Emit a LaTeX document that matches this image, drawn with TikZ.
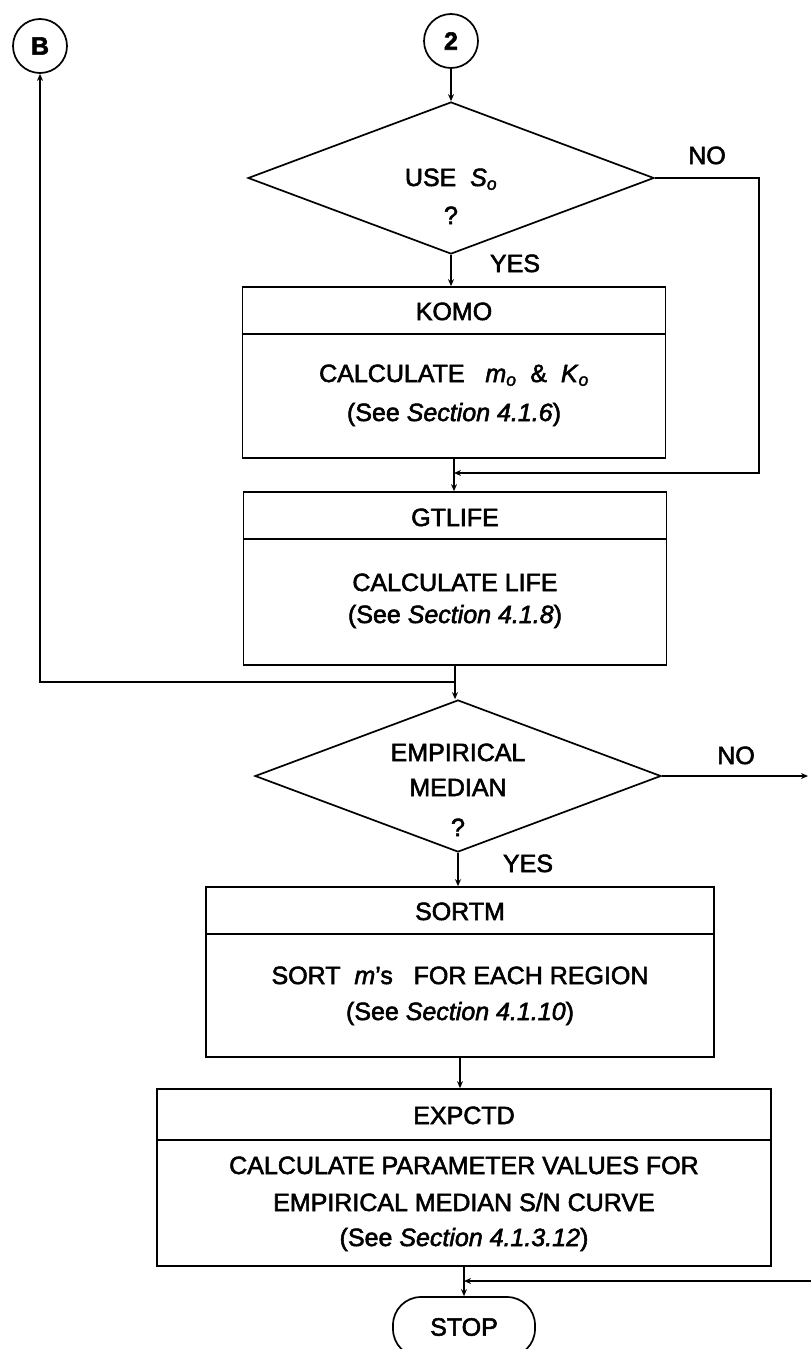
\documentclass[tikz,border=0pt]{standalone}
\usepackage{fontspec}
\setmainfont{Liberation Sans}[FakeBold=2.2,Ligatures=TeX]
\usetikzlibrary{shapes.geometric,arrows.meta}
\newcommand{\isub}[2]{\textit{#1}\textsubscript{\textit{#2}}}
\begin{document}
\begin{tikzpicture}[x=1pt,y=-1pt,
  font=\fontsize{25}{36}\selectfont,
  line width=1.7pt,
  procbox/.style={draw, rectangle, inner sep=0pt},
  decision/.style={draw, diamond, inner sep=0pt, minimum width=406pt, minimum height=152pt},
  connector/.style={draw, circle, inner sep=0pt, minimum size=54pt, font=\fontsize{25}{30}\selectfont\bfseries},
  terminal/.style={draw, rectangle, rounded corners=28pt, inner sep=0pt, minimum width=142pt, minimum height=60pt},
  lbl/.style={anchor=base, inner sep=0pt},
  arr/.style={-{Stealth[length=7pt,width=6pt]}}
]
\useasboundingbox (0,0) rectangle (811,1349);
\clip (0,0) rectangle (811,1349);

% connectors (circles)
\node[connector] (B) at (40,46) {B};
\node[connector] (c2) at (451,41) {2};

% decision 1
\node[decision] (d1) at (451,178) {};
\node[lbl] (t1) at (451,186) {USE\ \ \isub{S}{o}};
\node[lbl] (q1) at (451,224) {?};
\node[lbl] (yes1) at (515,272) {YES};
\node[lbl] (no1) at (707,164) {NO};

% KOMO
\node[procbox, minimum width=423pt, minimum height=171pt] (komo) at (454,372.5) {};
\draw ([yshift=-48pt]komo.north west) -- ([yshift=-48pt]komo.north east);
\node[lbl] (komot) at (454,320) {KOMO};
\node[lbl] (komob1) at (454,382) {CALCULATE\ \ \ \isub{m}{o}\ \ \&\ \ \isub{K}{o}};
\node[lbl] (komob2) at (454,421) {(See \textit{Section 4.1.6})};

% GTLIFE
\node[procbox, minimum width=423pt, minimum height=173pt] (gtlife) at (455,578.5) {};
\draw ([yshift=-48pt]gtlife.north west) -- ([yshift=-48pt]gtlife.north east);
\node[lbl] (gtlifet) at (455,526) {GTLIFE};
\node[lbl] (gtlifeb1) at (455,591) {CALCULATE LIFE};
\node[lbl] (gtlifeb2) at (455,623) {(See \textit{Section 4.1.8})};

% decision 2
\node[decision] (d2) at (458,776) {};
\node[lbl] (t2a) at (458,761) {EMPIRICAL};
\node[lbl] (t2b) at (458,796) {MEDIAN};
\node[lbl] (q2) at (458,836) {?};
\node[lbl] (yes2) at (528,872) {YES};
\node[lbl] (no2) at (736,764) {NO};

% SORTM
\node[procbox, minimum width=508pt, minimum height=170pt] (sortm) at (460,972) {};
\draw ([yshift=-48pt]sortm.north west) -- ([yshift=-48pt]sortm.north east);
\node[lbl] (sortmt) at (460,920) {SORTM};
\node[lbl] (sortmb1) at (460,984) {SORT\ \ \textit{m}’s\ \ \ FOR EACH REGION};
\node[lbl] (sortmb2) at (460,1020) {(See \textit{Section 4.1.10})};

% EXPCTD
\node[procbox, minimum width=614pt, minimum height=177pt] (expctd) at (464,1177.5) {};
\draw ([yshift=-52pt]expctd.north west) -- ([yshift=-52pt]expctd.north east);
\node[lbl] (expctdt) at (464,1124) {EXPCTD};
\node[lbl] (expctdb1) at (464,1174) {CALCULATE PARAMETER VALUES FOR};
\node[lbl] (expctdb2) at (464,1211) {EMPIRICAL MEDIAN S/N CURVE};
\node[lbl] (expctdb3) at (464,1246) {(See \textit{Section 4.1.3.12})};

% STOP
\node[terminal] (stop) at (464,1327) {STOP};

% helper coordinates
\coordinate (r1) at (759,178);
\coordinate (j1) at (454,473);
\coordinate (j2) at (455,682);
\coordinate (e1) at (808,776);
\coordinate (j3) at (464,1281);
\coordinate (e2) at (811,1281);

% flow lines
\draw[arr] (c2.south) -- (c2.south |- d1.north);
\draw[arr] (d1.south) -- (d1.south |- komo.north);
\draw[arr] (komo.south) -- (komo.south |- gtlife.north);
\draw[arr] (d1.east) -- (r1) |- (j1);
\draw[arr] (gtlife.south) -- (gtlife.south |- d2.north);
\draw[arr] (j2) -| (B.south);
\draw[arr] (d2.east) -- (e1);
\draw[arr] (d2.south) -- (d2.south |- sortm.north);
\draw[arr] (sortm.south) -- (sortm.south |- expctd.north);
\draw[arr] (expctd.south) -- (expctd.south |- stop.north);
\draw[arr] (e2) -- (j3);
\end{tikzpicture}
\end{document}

------------------------------------------------------------------------

Omit the pictures, then repeat exactly each line from the beginning of the listing through the line with "(komob2) at (454,421)".

» Answer to this problem
Emit a LaTeX document that matches this image, drawn with TikZ.
\documentclass[tikz,border=0pt]{standalone}
\usepackage{fontspec}
\setmainfont{Liberation Sans}[FakeBold=2.2,Ligatures=TeX]
\usetikzlibrary{shapes.geometric,arrows.meta}
\newcommand{\isub}[2]{\textit{#1}\textsubscript{\textit{#2}}}
\begin{document}
\begin{tikzpicture}[x=1pt,y=-1pt,
  font=\fontsize{25}{36}\selectfont,
  line width=1.7pt,
  procbox/.style={draw, rectangle, inner sep=0pt},
  decision/.style={draw, diamond, inner sep=0pt, minimum width=406pt, minimum height=152pt},
  connector/.style={draw, circle, inner sep=0pt, minimum size=54pt, font=\fontsize{25}{30}\selectfont\bfseries},
  terminal/.style={draw, rectangle, rounded corners=28pt, inner sep=0pt, minimum width=142pt, minimum height=60pt},
  lbl/.style={anchor=base, inner sep=0pt},
  arr/.style={-{Stealth[length=7pt,width=6pt]}}
]
\useasboundingbox (0,0) rectangle (811,1349);
\clip (0,0) rectangle (811,1349);

% connectors (circles)
\node[connector] (B) at (40,46) {B};
\node[connector] (c2) at (451,41) {2};

% decision 1
\node[decision] (d1) at (451,178) {};
\node[lbl] (t1) at (451,186) {USE\ \ \isub{S}{o}};
\node[lbl] (q1) at (451,224) {?};
\node[lbl] (yes1) at (515,272) {YES};
\node[lbl] (no1) at (707,164) {NO};

% KOMO
\node[procbox, minimum width=423pt, minimum height=171pt] (komo) at (454,372.5) {};
\draw ([yshift=-48pt]komo.north west) -- ([yshift=-48pt]komo.north east);
\node[lbl] (komot) at (454,320) {KOMO};
\node[lbl] (komob1) at (454,382) {CALCULATE\ \ \ \isub{m}{o}\ \ \&\ \ \isub{K}{o}};
\node[lbl] (komob2) at (454,421) {(See \textit{Section 4.1.6})};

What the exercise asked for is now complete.